■ **Dataset excerpt**
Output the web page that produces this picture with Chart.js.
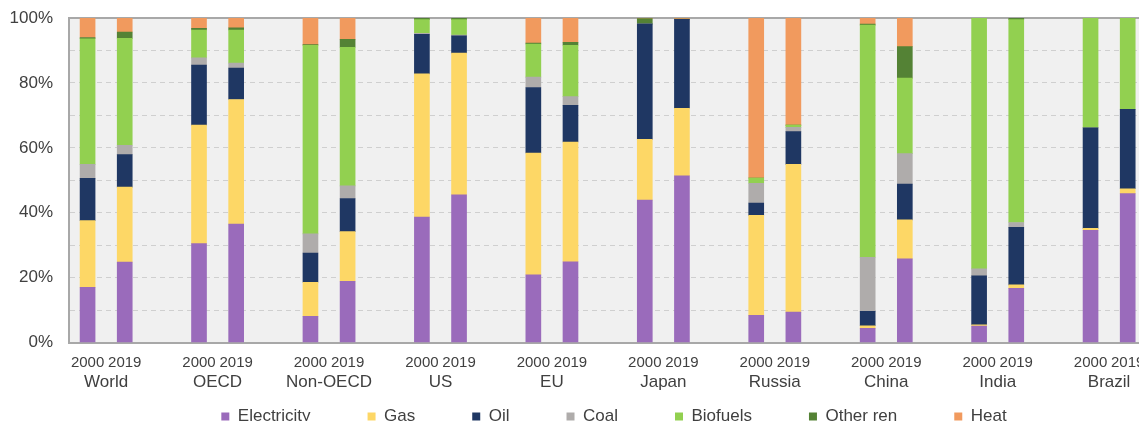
<!DOCTYPE html>
<html>
<head>
<meta charset="utf-8">
<script src="https://cdn.jsdelivr.net/npm/chart.js@4/dist/chart.umd.min.js"></script>
<style>
    html, body { margin: 0; padding: 0; background: #ffffff; overflow: hidden; }
    canvas { display: block; }
</style>
</head>
<body>
<canvas id="chart" width="1228" height="478"></canvas>
<script>
// share of final energy use, %, pairs per region: 2000 then 2019
const regions = ["World", "OECD", "Non-OECD", "US", "EU", "Japan", "Russia", "China", "India", "Brazil"];
const years = ["2000", "2019"];

const electricity = [17.0, 24.8, 30.5, 36.5, 8.1, 18.9, 38.7, 45.5, 20.9, 24.9, 43.9, 51.4, 8.4, 9.4, 4.4, 25.8, 5.1, 16.7, 34.6, 45.9];
const gas = [20.6, 23.1, 36.5, 38.4, 10.5, 15.3, 44.1, 43.7, 37.5, 36.9, 18.7, 20.8, 30.8, 45.5, 0.8, 12.0, 0.4, 1.1, 0.6, 1.5];
const oil = [13.0, 10.0, 18.5, 9.7, 9.0, 10.2, 12.2, 5.3, 20.2, 11.3, 35.6, 27.4, 3.8, 10.1, 4.4, 11.0, 15.1, 17.7, 31.0, 24.5];
const coal = [4.3, 2.9, 2.2, 1.5, 5.9, 3.9, 0.3, 0.2, 3.2, 2.7, 0, 0, 6.1, 1.3, 16.7, 9.4, 2.1, 1.5, 0, 0];
const biofuels = [38.7, 32.9, 8.6, 10.2, 58.1, 42.7, 4.2, 4.8, 10.2, 15.8, 0, 0, 1.6, 0.7, 71.5, 23.3, 77.3, 62.5, 33.8, 28.1];
const otherRen = [0.4, 2.0, 0.5, 0.7, 0.2, 2.4, 0.5, 0.5, 0.3, 0.9, 1.6, 0.1, 0, 0, 0.3, 9.7, 0, 0.5, 0, 0];
const heat = [6.0, 5.2, 3.2, 3.4, 8.2, 6.6, 0, 0, 7.7, 7.5, 0.2, 0.3, 49.3, 33.0, 1.9, 8.8, 0, 0, 0, 0];

const yTicks = [0, 20, 40, 60, 80, 100];

const series = [
    { label: "Electricity", values: electricity, color: "#9a6bbb" },
    { label: "Gas", values: gas, color: "#fdd766" },
    { label: "Oil", values: oil, color: "#1f3763" },
    { label: "Coal", values: coal, color: "#afacab" },
    { label: "Biofuels", values: biofuels, color: "#92d050" },
    { label: "Other ren", values: otherRen, color: "#548235" },
    { label: "Heat", values: heat, color: "#f19a5e" }
];

// bar k sits at 3 * region + year, so each region pair leaves a one-slot gap
const barPos = (k) => 3 * Math.floor(k / 2) + (k % 2);
const yearPositions = regions.flatMap((r, i) => [3 * i, 3 * i + 1]);
const regionPositions = regions.map((r, i) => 3 * i + 0.5);

const textColor = "#404040";
const frameColor = "#a8a8a8";
const xMin = -0.5;
const xMax = 30.7;

Chart.defaults.font.family = "'Liberation Sans', Arial, sans-serif";
Chart.defaults.color = textColor;

const plotBackground = {
    id: "plotBackground",
    beforeDraw(chart) {
        const { ctx, chartArea } = chart;
        ctx.save();
        ctx.fillStyle = "#f0f0f0";
        ctx.fillRect(chartArea.left, chartArea.top, chartArea.right - chartArea.left, chartArea.bottom - chartArea.top);
        ctx.restore();
    }
};

// the legend keeps wide gaps between items but sits close under the axis labels
const legendLift = {
    id: "legendLift",
    afterLayout(chart) {
        chart.legend.top -= 43;
        chart.legend.bottom -= 43;
    }
};

new Chart(document.getElementById("chart"), {
    type: "bar",
    data: {
        datasets: series.map((s) => ({
            label: s.label,
            data: s.values.map((v, k) => ({ x: barPos(k), y: v })),
            backgroundColor: s.color,
            borderWidth: 0,
            barThickness: 15
        }))
    },
    options: {
        responsive: false,
        animation: false,
        layout: { padding: { top: 18, left: 0, right: 0, bottom: 0 } },
        plugins: {
            legend: {
                position: "bottom",
                align: "center",
                labels: {
                    boxWidth: 8,
                    boxHeight: 8,
                    padding: 57,
                    color: textColor,
                    font: { size: 17 }
                }
            },
            tooltip: { enabled: false }
        },
        scales: {
            x: {
                type: "linear",
                position: "bottom",
                offset: false,
                stacked: true,
                min: xMin,
                max: xMax,
                weight: 0,
                z: 1,
                grid: { display: false, drawTicks: false, offset: false },
                border: { display: true, color: frameColor, width: 2 },
                afterBuildTicks: (scale) => {
                    scale.ticks = yearPositions.map((v) => ({ value: v }));
                },
                // no extra padding under the years, the region names follow right away
                afterFit: (scale) => {
                    scale.height = 29;
                },
                ticks: {
                    autoSkip: false,
                    maxRotation: 0,
                    minRotation: 0,
                    padding: 11,
                    font: { size: 15 },
                    callback: (value) => years[Math.round(value) % 3]
                }
            },
            xRegion: {
                type: "linear",
                position: "bottom",
                offset: false,
                min: xMin,
                max: xMax,
                weight: 1,
                grid: { display: false, drawTicks: false },
                border: { display: false },
                afterBuildTicks: (scale) => {
                    scale.ticks = regionPositions.map((v) => ({ value: v }));
                },
                ticks: {
                    autoSkip: false,
                    maxRotation: 0,
                    minRotation: 0,
                    padding: 1,
                    font: { size: 17 },
                    callback: (value) => regions[Math.floor(value / 3)]
                }
            },
            xTop: {
                type: "linear",
                position: "top",
                offset: false,
                min: xMin,
                max: xMax,
                z: 1,
                grid: { display: false, drawTicks: false },
                border: { display: true, color: frameColor, width: 2 },
                ticks: { display: false },
                afterFit: (scale) => {
                    scale.height = 0;
                }
            },
            y: {
                stacked: true,
                min: 0,
                max: 100,
                // fixed gutter for the % labels; layout padding alone sets the plot top
                afterFit: (scale) => {
                    scale.width = 69;
                    scale.paddingTop = 0;
                    scale.paddingBottom = 0;
                },
                grid: { color: "#cfcfcf", lineWidth: 1, drawTicks: false },
                border: { display: true, color: frameColor, width: 2, dash: [5, 4] },
                ticks: {
                    stepSize: 10,
                    padding: 16,
                    font: { size: 17 },
                    callback: (value) => (yTicks.includes(value) ? value + "%" : "")
                }
            }
        }
    },
    plugins: [plotBackground, legendLift]
});
</script>
</body>
</html>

■ **What the exercise asks**
Repeat the full listing above exactly, with no pictures in the copy.

■ **Solution for this problem**
Output the web page that produces this picture with Chart.js.
<!DOCTYPE html>
<html>
<head>
<meta charset="utf-8">
<script src="https://cdn.jsdelivr.net/npm/chart.js@4/dist/chart.umd.min.js"></script>
<style>
    html, body { margin: 0; padding: 0; background: #ffffff; overflow: hidden; }
    canvas { display: block; }
</style>
</head>
<body>
<canvas id="chart" width="1228" height="478"></canvas>
<script>
// share of final energy use, %, pairs per region: 2000 then 2019
const regions = ["World", "OECD", "Non-OECD", "US", "EU", "Japan", "Russia", "China", "India", "Brazil"];
const years = ["2000", "2019"];

const electricity = [17.0, 24.8, 30.5, 36.5, 8.1, 18.9, 38.7, 45.5, 20.9, 24.9, 43.9, 51.4, 8.4, 9.4, 4.4, 25.8, 5.1, 16.7, 34.6, 45.9];
const gas = [20.6, 23.1, 36.5, 38.4, 10.5, 15.3, 44.1, 43.7, 37.5, 36.9, 18.7, 20.8, 30.8, 45.5, 0.8, 12.0, 0.4, 1.1, 0.6, 1.5];
const oil = [13.0, 10.0, 18.5, 9.7, 9.0, 10.2, 12.2, 5.3, 20.2, 11.3, 35.6, 27.4, 3.8, 10.1, 4.4, 11.0, 15.1, 17.7, 31.0, 24.5];
const coal = [4.3, 2.9, 2.2, 1.5, 5.9, 3.9, 0.3, 0.2, 3.2, 2.7, 0, 0, 6.1, 1.3, 16.7, 9.4, 2.1, 1.5, 0, 0];
const biofuels = [38.7, 32.9, 8.6, 10.2, 58.1, 42.7, 4.2, 4.8, 10.2, 15.8, 0, 0, 1.6, 0.7, 71.5, 23.3, 77.3, 62.5, 33.8, 28.1];
const otherRen = [0.4, 2.0, 0.5, 0.7, 0.2, 2.4, 0.5, 0.5, 0.3, 0.9, 1.6, 0.1, 0, 0, 0.3, 9.7, 0, 0.5, 0, 0];
const heat = [6.0, 5.2, 3.2, 3.4, 8.2, 6.6, 0, 0, 7.7, 7.5, 0.2, 0.3, 49.3, 33.0, 1.9, 8.8, 0, 0, 0, 0];

const yTicks = [0, 20, 40, 60, 80, 100];

const series = [
    { label: "Electricity", values: electricity, color: "#9a6bbb" },
    { label: "Gas", values: gas, color: "#fdd766" },
    { label: "Oil", values: oil, color: "#1f3763" },
    { label: "Coal", values: coal, color: "#afacab" },
    { label: "Biofuels", values: biofuels, color: "#92d050" },
    { label: "Other ren", values: otherRen, color: "#548235" },
    { label: "Heat", values: heat, color: "#f19a5e" }
];

// bar k sits at 3 * region + year, so each region pair leaves a one-slot gap
const barPos = (k) => 3 * Math.floor(k / 2) + (k % 2);
const yearPositions = regions.flatMap((r, i) => [3 * i, 3 * i + 1]);
const regionPositions = regions.map((r, i) => 3 * i + 0.5);

const textColor = "#404040";
const frameColor = "#a8a8a8";
const xMin = -0.5;
const xMax = 30.7;

Chart.defaults.font.family = "'Liberation Sans', Arial, sans-serif";
Chart.defaults.color = textColor;

const plotBackground = {
    id: "plotBackground",
    beforeDraw(chart) {
        const { ctx, chartArea } = chart;
        ctx.save();
        ctx.fillStyle = "#f0f0f0";
        ctx.fillRect(chartArea.left, chartArea.top, chartArea.right - chartArea.left, chartArea.bottom - chartArea.top);
        ctx.restore();
    }
};

// the legend keeps wide gaps between items but sits close under the axis labels
const legendLift = {
    id: "legendLift",
    afterLayout(chart) {
        chart.legend.top -= 43;
        chart.legend.bottom -= 43;
    }
};

new Chart(document.getElementById("chart"), {
    type: "bar",
    data: {
        datasets: series.map((s) => ({
            label: s.label,
            data: s.values.map((v, k) => ({ x: barPos(k), y: v })),
            backgroundColor: s.color,
            borderWidth: 0,
            barThickness: 15
        }))
    },
    options: {
        responsive: false,
        animation: false,
        layout: { padding: { top: 18, left: 0, right: 0, bottom: 0 } },
        plugins: {
            legend: {
                position: "bottom",
                align: "center",
                labels: {
                    boxWidth: 8,
                    boxHeight: 8,
                    padding: 57,
                    color: textColor,
                    font: { size: 17 }
                }
            },
            tooltip: { enabled: false }
        },
        scales: {
            x: {
                type: "linear",
                position: "bottom",
                offset: false,
                stacked: true,
                min: xMin,
                max: xMax,
                weight: 0,
                z: 1,
                grid: { display: false, drawTicks: false, offset: false },
                border: { display: true, color: frameColor, width: 2 },
                afterBuildTicks: (scale) => {
                    scale.ticks = yearPositions.map((v) => ({ value: v }));
                },
                // no extra padding under the years, the region names follow right away
                afterFit: (scale) => {
                    scale.height = 29;
                },
                ticks: {
                    autoSkip: false,
                    maxRotation: 0,
                    minRotation: 0,
                    padding: 11,
                    font: { size: 15 },
                    callback: (value) => years[Math.round(value) % 3]
                }
            },
            xRegion: {
                type: "linear",
                position: "bottom",
                offset: false,
                min: xMin,
                max: xMax,
                weight: 1,
                grid: { display: false, drawTicks: false },
                border: { display: false },
                afterBuildTicks: (scale) => {
                    scale.ticks = regionPositions.map((v) => ({ value: v }));
                },
                ticks: {
                    autoSkip: false,
                    maxRotation: 0,
                    minRotation: 0,
                    padding: 1,
                    font: { size: 17 },
                    callback: (value) => regions[Math.floor(value / 3)]
                }
            },
            xTop: {
                type: "linear",
                position: "top",
                offset: false,
                min: xMin,
                max: xMax,
                z: 1,
                grid: { display: false, drawTicks: false },
                border: { display: true, color: frameColor, width: 2 },
                ticks: { display: false },
                afterFit: (scale) => {
                    scale.height = 0;
                }
            },
            y: {
                stacked: true,
                min: 0,
                max: 100,
                // fixed gutter for the % labels; layout padding alone sets the plot top
                afterFit: (scale) => {
                    scale.width = 69;
                    scale.paddingTop = 0;
                    scale.paddingBottom = 0;
                },
                grid: { color: "#cfcfcf", lineWidth: 1, drawTicks: false },
                border: { display: true, color: frameColor, width: 2, dash: [5, 4] },
                ticks: {
                    stepSize: 10,
                    padding: 16,
                    font: { size: 17 },
                    callback: (value) => (yTicks.includes(value) ? value + "%" : "")
                }
            }
        }
    },
    plugins: [plotBackground, legendLift]
});
</script>
</body>
</html>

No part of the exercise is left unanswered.